Goal — Give back the entire listing verbatim.

------------------------------------------------------------------------

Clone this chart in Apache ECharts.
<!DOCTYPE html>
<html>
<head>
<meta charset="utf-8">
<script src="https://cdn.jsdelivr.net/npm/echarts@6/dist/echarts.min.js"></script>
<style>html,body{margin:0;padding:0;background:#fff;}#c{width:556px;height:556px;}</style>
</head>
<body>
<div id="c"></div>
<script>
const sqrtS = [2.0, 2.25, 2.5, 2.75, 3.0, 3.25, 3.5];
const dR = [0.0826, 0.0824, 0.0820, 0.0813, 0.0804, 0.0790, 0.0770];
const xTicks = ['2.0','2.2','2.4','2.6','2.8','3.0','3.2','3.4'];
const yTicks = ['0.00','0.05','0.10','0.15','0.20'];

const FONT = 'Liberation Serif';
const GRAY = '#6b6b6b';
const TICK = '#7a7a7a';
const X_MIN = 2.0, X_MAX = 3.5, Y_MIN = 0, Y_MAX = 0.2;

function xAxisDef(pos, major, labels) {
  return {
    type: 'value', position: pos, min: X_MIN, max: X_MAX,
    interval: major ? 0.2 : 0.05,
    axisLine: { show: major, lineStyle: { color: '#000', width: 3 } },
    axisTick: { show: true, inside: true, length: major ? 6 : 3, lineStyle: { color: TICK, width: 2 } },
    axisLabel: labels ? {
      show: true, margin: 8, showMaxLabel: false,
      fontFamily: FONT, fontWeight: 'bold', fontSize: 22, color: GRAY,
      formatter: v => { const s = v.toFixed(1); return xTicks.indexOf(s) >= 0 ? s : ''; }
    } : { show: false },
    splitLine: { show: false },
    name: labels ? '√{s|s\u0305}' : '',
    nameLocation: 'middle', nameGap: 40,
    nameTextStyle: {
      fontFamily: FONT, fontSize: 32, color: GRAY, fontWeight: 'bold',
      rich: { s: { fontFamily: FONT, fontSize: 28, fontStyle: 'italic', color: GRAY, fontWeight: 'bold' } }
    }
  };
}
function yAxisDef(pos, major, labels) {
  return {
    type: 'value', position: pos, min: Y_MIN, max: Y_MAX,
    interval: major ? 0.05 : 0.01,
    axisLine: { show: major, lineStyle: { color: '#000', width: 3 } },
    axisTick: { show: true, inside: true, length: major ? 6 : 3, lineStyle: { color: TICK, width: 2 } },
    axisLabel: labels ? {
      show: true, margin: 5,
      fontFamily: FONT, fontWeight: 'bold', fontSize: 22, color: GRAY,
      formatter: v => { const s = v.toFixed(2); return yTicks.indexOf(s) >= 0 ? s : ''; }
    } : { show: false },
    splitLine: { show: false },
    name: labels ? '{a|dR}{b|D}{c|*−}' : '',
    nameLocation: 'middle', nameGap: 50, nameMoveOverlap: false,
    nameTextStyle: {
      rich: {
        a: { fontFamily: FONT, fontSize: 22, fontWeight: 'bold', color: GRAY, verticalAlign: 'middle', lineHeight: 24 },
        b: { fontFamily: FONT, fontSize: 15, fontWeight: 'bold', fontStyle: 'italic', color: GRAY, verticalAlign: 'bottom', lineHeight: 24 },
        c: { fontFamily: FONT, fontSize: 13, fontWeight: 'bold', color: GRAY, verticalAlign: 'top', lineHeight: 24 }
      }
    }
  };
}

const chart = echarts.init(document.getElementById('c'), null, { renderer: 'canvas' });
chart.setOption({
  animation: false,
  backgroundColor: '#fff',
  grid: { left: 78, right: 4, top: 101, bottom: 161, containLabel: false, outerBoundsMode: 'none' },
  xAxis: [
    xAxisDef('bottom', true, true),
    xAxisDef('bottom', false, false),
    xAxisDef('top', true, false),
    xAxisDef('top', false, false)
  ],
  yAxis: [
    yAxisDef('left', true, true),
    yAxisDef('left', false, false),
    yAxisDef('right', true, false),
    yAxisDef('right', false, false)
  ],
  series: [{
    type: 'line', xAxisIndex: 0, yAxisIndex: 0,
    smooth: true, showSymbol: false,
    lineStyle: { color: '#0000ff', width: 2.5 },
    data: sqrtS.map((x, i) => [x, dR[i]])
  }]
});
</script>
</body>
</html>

------------------------------------------------------------------------

Output for this task —
Clone this chart in Apache ECharts.
<!DOCTYPE html>
<html>
<head>
<meta charset="utf-8">
<script src="https://cdn.jsdelivr.net/npm/echarts@6/dist/echarts.min.js"></script>
<style>html,body{margin:0;padding:0;background:#fff;}#c{width:556px;height:556px;}</style>
</head>
<body>
<div id="c"></div>
<script>
const sqrtS = [2.0, 2.25, 2.5, 2.75, 3.0, 3.25, 3.5];
const dR = [0.0826, 0.0824, 0.0820, 0.0813, 0.0804, 0.0790, 0.0770];
const xTicks = ['2.0','2.2','2.4','2.6','2.8','3.0','3.2','3.4'];
const yTicks = ['0.00','0.05','0.10','0.15','0.20'];

const FONT = 'Liberation Serif';
const GRAY = '#6b6b6b';
const TICK = '#7a7a7a';
const X_MIN = 2.0, X_MAX = 3.5, Y_MIN = 0, Y_MAX = 0.2;

function xAxisDef(pos, major, labels) {
  return {
    type: 'value', position: pos, min: X_MIN, max: X_MAX,
    interval: major ? 0.2 : 0.05,
    axisLine: { show: major, lineStyle: { color: '#000', width: 3 } },
    axisTick: { show: true, inside: true, length: major ? 6 : 3, lineStyle: { color: TICK, width: 2 } },
    axisLabel: labels ? {
      show: true, margin: 8, showMaxLabel: false,
      fontFamily: FONT, fontWeight: 'bold', fontSize: 22, color: GRAY,
      formatter: v => { const s = v.toFixed(1); return xTicks.indexOf(s) >= 0 ? s : ''; }
    } : { show: false },
    splitLine: { show: false },
    name: labels ? '√{s|s\u0305}' : '',
    nameLocation: 'middle', nameGap: 40,
    nameTextStyle: {
      fontFamily: FONT, fontSize: 32, color: GRAY, fontWeight: 'bold',
      rich: { s: { fontFamily: FONT, fontSize: 28, fontStyle: 'italic', color: GRAY, fontWeight: 'bold' } }
    }
  };
}
function yAxisDef(pos, major, labels) {
  return {
    type: 'value', position: pos, min: Y_MIN, max: Y_MAX,
    interval: major ? 0.05 : 0.01,
    axisLine: { show: major, lineStyle: { color: '#000', width: 3 } },
    axisTick: { show: true, inside: true, length: major ? 6 : 3, lineStyle: { color: TICK, width: 2 } },
    axisLabel: labels ? {
      show: true, margin: 5,
      fontFamily: FONT, fontWeight: 'bold', fontSize: 22, color: GRAY,
      formatter: v => { const s = v.toFixed(2); return yTicks.indexOf(s) >= 0 ? s : ''; }
    } : { show: false },
    splitLine: { show: false },
    name: labels ? '{a|dR}{b|D}{c|*−}' : '',
    nameLocation: 'middle', nameGap: 50, nameMoveOverlap: false,
    nameTextStyle: {
      rich: {
        a: { fontFamily: FONT, fontSize: 22, fontWeight: 'bold', color: GRAY, verticalAlign: 'middle', lineHeight: 24 },
        b: { fontFamily: FONT, fontSize: 15, fontWeight: 'bold', fontStyle: 'italic', color: GRAY, verticalAlign: 'bottom', lineHeight: 24 },
        c: { fontFamily: FONT, fontSize: 13, fontWeight: 'bold', color: GRAY, verticalAlign: 'top', lineHeight: 24 }
      }
    }
  };
}

const chart = echarts.init(document.getElementById('c'), null, { renderer: 'canvas' });
chart.setOption({
  animation: false,
  backgroundColor: '#fff',
  grid: { left: 78, right: 4, top: 101, bottom: 161, containLabel: false, outerBoundsMode: 'none' },
  xAxis: [
    xAxisDef('bottom', true, true),
    xAxisDef('bottom', false, false),
    xAxisDef('top', true, false),
    xAxisDef('top', false, false)
  ],
  yAxis: [
    yAxisDef('left', true, true),
    yAxisDef('left', false, false),
    yAxisDef('right', true, false),
    yAxisDef('right', false, false)
  ],
  series: [{
    type: 'line', xAxisIndex: 0, yAxisIndex: 0,
    smooth: true, showSymbol: false,
    lineStyle: { color: '#0000ff', width: 2.5 },
    data: sqrtS.map((x, i) => [x, dR[i]])
  }]
});
</script>
</body>
</html>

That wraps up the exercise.